Pubblicazione avvenuta quasi in sordina, senza troppa enfasi di annunci e anticipazioni, prima in digitale e poi, solo tra qualche mese in formato fisico, secondo una modalità già seguita da alcuni (tra i nomi grossi, lo fece James Blake nel 2016).
Siamo quindi stati folgorati dal video di “Romance”, il singolo apripista, fumosa rappresentazione di una Dance Hall crepuscolare, la protagonista ripresa costantemente di schiena, la cupa malinconia del brano a smorzare di netto l’esuberanza festosa che la natura del luogo renderebbe lecito attendersi. Musicalmente, una lunga pulsazione notturna, minimale, un beat ripetuto costantemente a far da base ad una linea melodica che è un lungo fluire, prima di sfociare nel ritornello, l’ammissione senza veli che “Romance is dead and done” e che nella sua rassegnazione è una delle cose più belle mai scritte dalla Tonra.
La componente elettronica decisamente più marcata che in passato e l’assenza del proverbiale lavoro chitarristico di Igor Haefeli aveva fatto pensare ad un lavoro dove Elena avrebbe esplorato soluzioni nuove, lontane da quelle della sua band madre.
In parte è così ma meno di quello che ci saremmo aspettati: già il terzetto d’apertura “Where the Times Were”, “Crushing” e “New York” mostrano una chiara dipendenza dal songwriting dei Daughter. Certo, il lavoro di chitarra è molto meno marcato e decisamente meno importante nell’economia generale, quasi tutti i pezzi sono costruiti attorno al basso, ci sono degli splendidi inserti di violoncello ad opera di Joseph Stephenson ed in generale le atmosfere sono più cupe. Al di là di questo, è sempre lei, la Elena Tonra che abbiamo apprezzato in due dischi meravigliosi come “If You Leave” e “Not to Disappear”, semmai in una versione più Wave e meno Folk.
Non è un difetto, attenzione. A conti fatti, “Romance” ci aveva un po’ illuso ma il resto del disco, se si eccettua la splendida “5AM” leggermente inferiore, si muove pur sempre su livelli altissimi.
Colpisce l’impronta scarna dei pezzi, che partono spesso leggeri e quasi vuoti, per poi riempirsi a poco a poco e accelerare di ritmo con un efficace lavoro percussivo.

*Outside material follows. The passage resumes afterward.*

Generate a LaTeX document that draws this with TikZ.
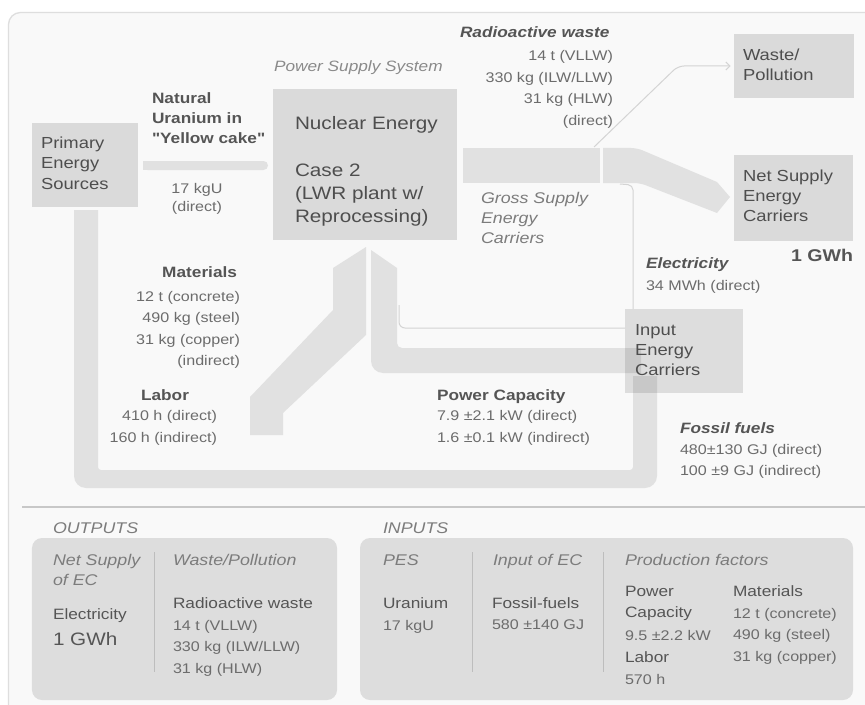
\documentclass[tikz,border=0pt]{standalone}
\usepackage{fontspec}
\setmainfont{Liberation Sans}[FakeStretch=1.15, Ligatures=TeXOff]
\usetikzlibrary{arrows.meta}

\definecolor{framebg}{HTML}{F9F9F9}
\definecolor{framebd}{HTML}{DEDEDE}
\definecolor{boxc}{HTML}{DADADA}
\definecolor{bandc}{HTML}{E1E1E1}
\definecolor{thinc}{HTML}{D4D4D4}
\definecolor{panelc}{HTML}{DDDDDD}
\definecolor{divc}{HTML}{BDBDBD}
\definecolor{sepc}{HTML}{C8C8C8}
\definecolor{labc}{HTML}{4E4E4E}
\definecolor{ttlc}{HTML}{555555}
\definecolor{valc}{HTML}{6C6C6C}
\definecolor{itc}{HTML}{7C7C7C}
\definecolor{pssc}{HTML}{8A8A8A}

% multi-line block whose baseline is the first line
\newcommand{\ml}[2]{\begin{tabular}[t]{@{}#1@{}}#2\end{tabular}}

\tikzset{
  every node/.style={inner sep=0pt, outer sep=0pt},
  box/.style={fill=boxc, draw=none},
  band/.style={fill=bandc, draw=none},
  thin/.style={draw=thinc, line width=1bp},
  boxtxt/.style={font=\fontsize{16bp}{20bp}\selectfont, text=labc},
  nuctxt/.style={font=\fontsize{18bp}{23bp}\selectfont, text=labc},
  ttl/.style={font=\bfseries\fontsize{15bp}{20bp}\selectfont, text=ttlc},
  bit/.style={font=\bfseries\itshape\fontsize{15bp}{20bp}\selectfont, text=ttlc},
  val/.style={font=\fontsize{14bp}{21.5bp}\selectfont, text=valc},
  itl/.style={font=\itshape\fontsize{15.5bp}{20bp}\selectfont, text=itc},
  ptxt/.style={font=\fontsize{15bp}{21bp}\selectfont, text=ttlc},
  pval/.style={font=\fontsize{14bp}{21.5bp}\selectfont, text=valc},
}

\begin{document}
\begin{tikzpicture}[x=1bp, y=-1bp]
\useasboundingbox (0,0) rectangle (865,705);
\clip (0,0) rectangle (865,705);
\fill[white] (0,0) rectangle (865,705);

% outer frame
\filldraw[fill=framebg, draw=framebd, line width=1.3bp, rounded corners=12bp]
  (8.5,12.5) rectangle (900,740);

% ---------- flows ----------
% loop from primary sources back to the input energy carriers
\fill[band] (74,210) [rounded corners=12bp] -- (74,488) -- (657,488)
  [sharp corners] -- (657,376) -- (633,376) [rounded corners=3bp] -- (633,470)
  -- (98,470) [sharp corners] -- (98,210) -- cycle;

% uranium feed
\fill[band, rounded corners=4.5bp] (143,161) -- (268,161) -- (268,170) -- (143,170) -- cycle;
\fill[band] (143,161) rectangle (150,170);

% left branch: materials and labor
\fill[band] (366,247) -- (366,335) -- (283,413) -- (283,435) -- (250,435)
  -- (250,397) -- (333,310) -- (333,268) -- cycle;

% right branch: power capacity
\fill[band] (371,250) -- (397,268) [rounded corners=5bp] -- (397,348)
  [sharp corners] -- (641,348) -- (641,373) [rounded corners=12bp] -- (371,373)
  [sharp corners] -- cycle;

% gross supply of energy carriers
\fill[band] (463,148) rectangle (600,183);
\fill[band] (603,148) [rounded corners=6bp] -- (637,148) [sharp corners] -- (717,182)
  -- (730,197) -- (717,213) [rounded corners=6bp] -- (640,183) [sharp corners]
  -- (603,183) -- cycle;

% ---------- boxes ----------
\node[box, minimum width=106bp, minimum height=84bp] (pes) at (85,165) {};
\node[box, minimum width=184bp, minimum height=151bp] (nuc) at (365,164.5) {};
\node[box, minimum width=120bp, minimum height=64bp] (wst) at (793.5,66) {};
\node[box, minimum width=119bp, minimum height=86bp] (net) at (793.5,198) {};
\node[fill=black, fill opacity=0.11, minimum width=118bp, minimum height=84bp] (iec) at (684,351) {};

% ---------- thin connectors ----------
\coordinate (wsrc) at (594,147);
\draw[thin, -{Straight Barb[length=4bp,width=8bp]}, rounded corners=6bp, shorten >=3bp]
  (wsrc) -- (678,66) -- (wst.west);
\coordinate (esrc) at (620,184);
\draw[thin, rounded corners=5bp] (esrc) -- (633,185) -- (iec.north -| 633,0);
\coordinate (ctop) at (399,305);
\draw[thin, rounded corners=6bp] (ctop) -- (399,328) -- (iec.west |- 0,328);

% ---------- labels, upper part ----------
\node[itl, text=pssc, font=\itshape\fontsize{15bp}{20bp}\selectfont, anchor=base west] (pss) at (274,72) {Power Supply System};

\node[boxtxt, anchor=base west] (pestx) at (41,149) {\ml{l}{Primary\\Energy\\Sources}};
\node[nuctxt, anchor=base west] (nuctx) at (295,130)
  {\ml{l}{Nuclear Energy\\ \\Case 2\\(LWR plant w/\\Reprocessing)}};
\node[boxtxt, anchor=base west] (wsttx) at (743,61) {\ml{l}{Waste/\\Pollution}};
\node[boxtxt, anchor=base west] (nettx) at (743,181) {\ml{l}{Net Supply\\Energy\\Carriers}};
\node[boxtxt, anchor=base west] (iectx) at (635,335) {\ml{l}{Input\\Energy\\Carriers}};

\node[ttl, anchor=base west] (natu) at (152,104) {\ml{l}{Natural\\Uranium in\\"Yellow cake"}};
\node[val, font=\fontsize{14bp}{18bp}\selectfont, anchor=base] (natv) at (197,193) {\ml{c}{17 kgU\\(direct)}};

\node[bit, anchor=base west] (radt) at (460,38) {Radioactive waste};
\node[val, anchor=base east] (radv) at (613,61) {\ml{r}{14 t (VLLW)\\330 kg (ILW/LLW)\\31 kg (HLW)\\(direct)}};

\node[itl, anchor=base west] (gsec) at (481,203) {\ml{l}{Gross Supply\\Energy\\Carriers}};

\node[ttl, font=\bfseries\fontsize{17bp}{20bp}\selectfont, anchor=base east] (gwh) at (853,261) {1 GWh};

\node[bit, anchor=base west] (elt) at (646,268) {Electricity};
\node[val, anchor=base west] (elv) at (646,290) {34 MWh (direct)};

\node[ttl, anchor=base east] (matt) at (237,277) {Materials};
\node[val, anchor=base east] (matv) at (240,301)
  {\ml{r}{12 t (concrete)\\490 kg (steel)\\31 kg (copper)\\(indirect)}};

\node[ttl, anchor=base] (labt) at (165,400) {Labor};
\node[val, font=\fontsize{14bp}{22bp}\selectfont, anchor=base east] (labv) at (217,420)
  {\ml{r}{410 h (direct)\\160 h (indirect)}};

\node[ttl, anchor=base west] (pct) at (437,400) {Power Capacity};
\node[val, font=\fontsize{14bp}{22bp}\selectfont, anchor=base west] (pcv) at (437,420)
  {\ml{l}{7.9 ±2.1 kW (direct)\\1.6 ±0.1 kW (indirect)}};

\node[bit, anchor=base west] (fft) at (680,433) {Fossil fuels};
\node[val, font=\fontsize{14bp}{21bp}\selectfont, anchor=base west] (ffv) at (680,454)
  {\ml{l}{480±130 GJ (direct)\\100 ±9 GJ (indirect)}};

% ---------- summary, lower part ----------
\coordinate (sepl) at (22,507);
\coordinate (sepr) at (870,507);
\draw[draw=sepc, line width=1.5bp] (sepl) -- (sepr);

\node[itl, anchor=base west] (outt) at (53,533) {OUTPUTS};
\node[itl, anchor=base west] (int) at (383,533) {INPUTS};

\node[fill=panelc, rounded corners=10bp, minimum width=305bp, minimum height=162bp] (outp) at (184.5,619) {};
\node[fill=panelc, rounded corners=10bp, minimum width=493bp, minimum height=162bp] (inp) at (606.5,619) {};

\draw[draw=divc, line width=1bp] (154,552) -- (154,672);
\draw[draw=divc, line width=1bp] (472,552) -- (472,672);
\draw[draw=divc, line width=1bp] (603,552) -- (603,672);

% outputs
\node[itl, anchor=base west] (onet) at (53,565) {\ml{l}{Net Supply\\of EC}};
\node[ptxt, anchor=base west] (oel) at (53,619) {Electricity};
\node[ptxt, font=\fontsize{18bp}{20bp}\selectfont, anchor=base west] (ogwh) at (53,645) {1 GWh};

\node[itl, anchor=base west] (owp) at (173,565) {Waste/Pollution};
\node[ptxt, anchor=base west] (orad) at (173,608) {Radioactive waste};
\node[pval, anchor=base west] (oradv) at (173,630)
  {\ml{l}{14 t (VLLW)\\330 kg (ILW/LLW)\\31 kg (HLW)}};

% inputs
\node[itl, anchor=base west] (ipes) at (383,565) {PES};
\node[ptxt, anchor=base west] (iur) at (383,608) {Uranium};
\node[pval, anchor=base west] (iurv) at (383,630) {17 kgU};

\node[itl, anchor=base west] (iec2) at (493,565) {Input of EC};
\node[ptxt, anchor=base west] (iff) at (492,608) {Fossil-fuels};
\node[pval, anchor=base west] (iffv) at (492,629) {580 ±140 GJ};

\node[itl, anchor=base west] (ipf) at (625,565) {Production factors};
\node[ptxt, anchor=base west] (ipc) at (625,596) {\ml{l}{Power\\Capacity}};
\node[pval, anchor=base west] (ipcv) at (625,640) {9.5 ±2.2 kW};
\node[ptxt, anchor=base west] (ilab) at (625,662) {Labor};
\node[pval, anchor=base west] (ilabv) at (625,684) {570 h};

\node[ptxt, anchor=base west] (imat) at (733,596) {Materials};
\node[pval, anchor=base west] (imatv) at (733,618)
  {\ml{l}{12 t (concrete)\\490 kg (steel)\\31 kg (copper)}};

\end{tikzpicture}
\end{document}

Funziona molto meglio quando la scrittura si fa scura e quasi funerea (vedi la durissima invettiva di “Liar” o “The Dazzler”, con una chitarra distorta in sottofondo e degli accordi di piano che la tagliano a metà) ma in generale siamo di fronte ad una grande prova, anche dal punto di vista vocale.
Un disco che arriva troppo tardi per essere inserito tra le cose migliori di questo 2018, soprattutto perché è concepito per essere assimilato lentamente, senza un’ansia affrettata di giudizio. Era anche il disco che ci voleva, probabilmente: l’impressione è che la colonna sonora di “Before the Storm” abbia chiuso per i Daughter una fase e li abbia lasciati ancora incerti sulla direzione da seguire. Meglio prendere tempo ed attendere gli sviluppi futuri. Intanto, di roba bella per ingannare l’attesa ne abbiamo.